### Job:
Transcribe every line exactly. Leave the pictures behind.

### Provided data:
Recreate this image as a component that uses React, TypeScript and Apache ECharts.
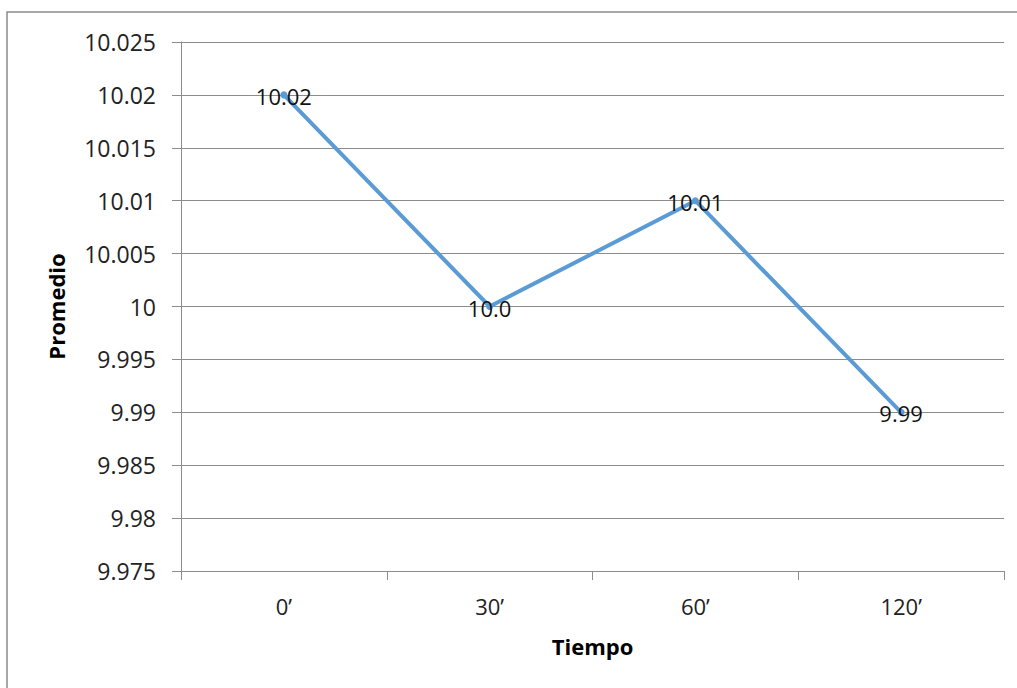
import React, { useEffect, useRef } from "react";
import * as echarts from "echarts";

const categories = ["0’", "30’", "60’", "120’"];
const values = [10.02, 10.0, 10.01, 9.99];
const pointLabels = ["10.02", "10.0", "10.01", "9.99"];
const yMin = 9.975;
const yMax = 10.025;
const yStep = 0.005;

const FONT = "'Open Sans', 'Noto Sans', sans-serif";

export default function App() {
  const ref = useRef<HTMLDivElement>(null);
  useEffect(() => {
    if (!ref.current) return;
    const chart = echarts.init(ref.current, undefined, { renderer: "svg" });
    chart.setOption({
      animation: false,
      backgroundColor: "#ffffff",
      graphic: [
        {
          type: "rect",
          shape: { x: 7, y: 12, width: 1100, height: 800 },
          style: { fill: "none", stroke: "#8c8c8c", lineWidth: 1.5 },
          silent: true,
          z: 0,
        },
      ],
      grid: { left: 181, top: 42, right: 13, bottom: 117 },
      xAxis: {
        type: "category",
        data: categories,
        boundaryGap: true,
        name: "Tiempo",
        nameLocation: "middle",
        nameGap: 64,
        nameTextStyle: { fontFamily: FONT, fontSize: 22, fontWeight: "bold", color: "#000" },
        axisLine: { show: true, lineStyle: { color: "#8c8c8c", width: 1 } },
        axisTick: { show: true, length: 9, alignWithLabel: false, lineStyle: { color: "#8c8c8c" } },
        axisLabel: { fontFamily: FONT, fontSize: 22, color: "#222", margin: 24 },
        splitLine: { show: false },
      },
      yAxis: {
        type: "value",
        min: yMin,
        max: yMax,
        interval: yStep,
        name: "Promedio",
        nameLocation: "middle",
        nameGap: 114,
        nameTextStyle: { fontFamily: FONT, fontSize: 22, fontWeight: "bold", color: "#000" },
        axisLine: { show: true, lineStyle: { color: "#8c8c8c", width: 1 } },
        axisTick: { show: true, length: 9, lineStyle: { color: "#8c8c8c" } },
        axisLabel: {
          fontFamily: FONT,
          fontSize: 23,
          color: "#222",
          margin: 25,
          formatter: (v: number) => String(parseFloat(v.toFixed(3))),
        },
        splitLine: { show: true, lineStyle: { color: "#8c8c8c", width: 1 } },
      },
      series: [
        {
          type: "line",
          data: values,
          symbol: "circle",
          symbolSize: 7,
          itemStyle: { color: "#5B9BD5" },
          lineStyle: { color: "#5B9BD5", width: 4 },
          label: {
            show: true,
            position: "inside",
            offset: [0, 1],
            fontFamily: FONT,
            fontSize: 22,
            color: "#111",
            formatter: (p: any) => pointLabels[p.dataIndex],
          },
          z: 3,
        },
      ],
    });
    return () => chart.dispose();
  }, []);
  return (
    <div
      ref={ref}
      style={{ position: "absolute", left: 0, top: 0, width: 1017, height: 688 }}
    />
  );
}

### Result of the exercise:
Recreate this image as a component that uses React, TypeScript and Apache ECharts.
import React, { useEffect, useRef } from "react";
import * as echarts from "echarts";

const categories = ["0’", "30’", "60’", "120’"];
const values = [10.02, 10.0, 10.01, 9.99];
const pointLabels = ["10.02", "10.0", "10.01", "9.99"];
const yMin = 9.975;
const yMax = 10.025;
const yStep = 0.005;

const FONT = "'Open Sans', 'Noto Sans', sans-serif";

export default function App() {
  const ref = useRef<HTMLDivElement>(null);
  useEffect(() => {
    if (!ref.current) return;
    const chart = echarts.init(ref.current, undefined, { renderer: "svg" });
    chart.setOption({
      animation: false,
      backgroundColor: "#ffffff",
      graphic: [
        {
          type: "rect",
          shape: { x: 7, y: 12, width: 1100, height: 800 },
          style: { fill: "none", stroke: "#8c8c8c", lineWidth: 1.5 },
          silent: true,
          z: 0,
        },
      ],
      grid: { left: 181, top: 42, right: 13, bottom: 117 },
      xAxis: {
        type: "category",
        data: categories,
        boundaryGap: true,
        name: "Tiempo",
        nameLocation: "middle",
        nameGap: 64,
        nameTextStyle: { fontFamily: FONT, fontSize: 22, fontWeight: "bold", color: "#000" },
        axisLine: { show: true, lineStyle: { color: "#8c8c8c", width: 1 } },
        axisTick: { show: true, length: 9, alignWithLabel: false, lineStyle: { color: "#8c8c8c" } },
        axisLabel: { fontFamily: FONT, fontSize: 22, color: "#222", margin: 24 },
        splitLine: { show: false },
      },
      yAxis: {
        type: "value",
        min: yMin,
        max: yMax,
        interval: yStep,
        name: "Promedio",
        nameLocation: "middle",
        nameGap: 114,
        nameTextStyle: { fontFamily: FONT, fontSize: 22, fontWeight: "bold", color: "#000" },
        axisLine: { show: true, lineStyle: { color: "#8c8c8c", width: 1 } },
        axisTick: { show: true, length: 9, lineStyle: { color: "#8c8c8c" } },
        axisLabel: {
          fontFamily: FONT,
          fontSize: 23,
          color: "#222",
          margin: 25,
          formatter: (v: number) => String(parseFloat(v.toFixed(3))),
        },
        splitLine: { show: true, lineStyle: { color: "#8c8c8c", width: 1 } },
      },
      series: [
        {
          type: "line",
          data: values,
          symbol: "circle",
          symbolSize: 7,
          itemStyle: { color: "#5B9BD5" },
          lineStyle: { color: "#5B9BD5", width: 4 },
          label: {
            show: true,
            position: "inside",
            offset: [0, 1],
            fontFamily: FONT,
            fontSize: 22,
            color: "#111",
            formatter: (p: any) => pointLabels[p.dataIndex],
          },
          z: 3,
        },
      ],
    });
    return () => chart.dispose();
  }, []);
  return (
    <div
      ref={ref}
      style={{ position: "absolute", left: 0, top: 0, width: 1017, height: 688 }}
    />
  );
}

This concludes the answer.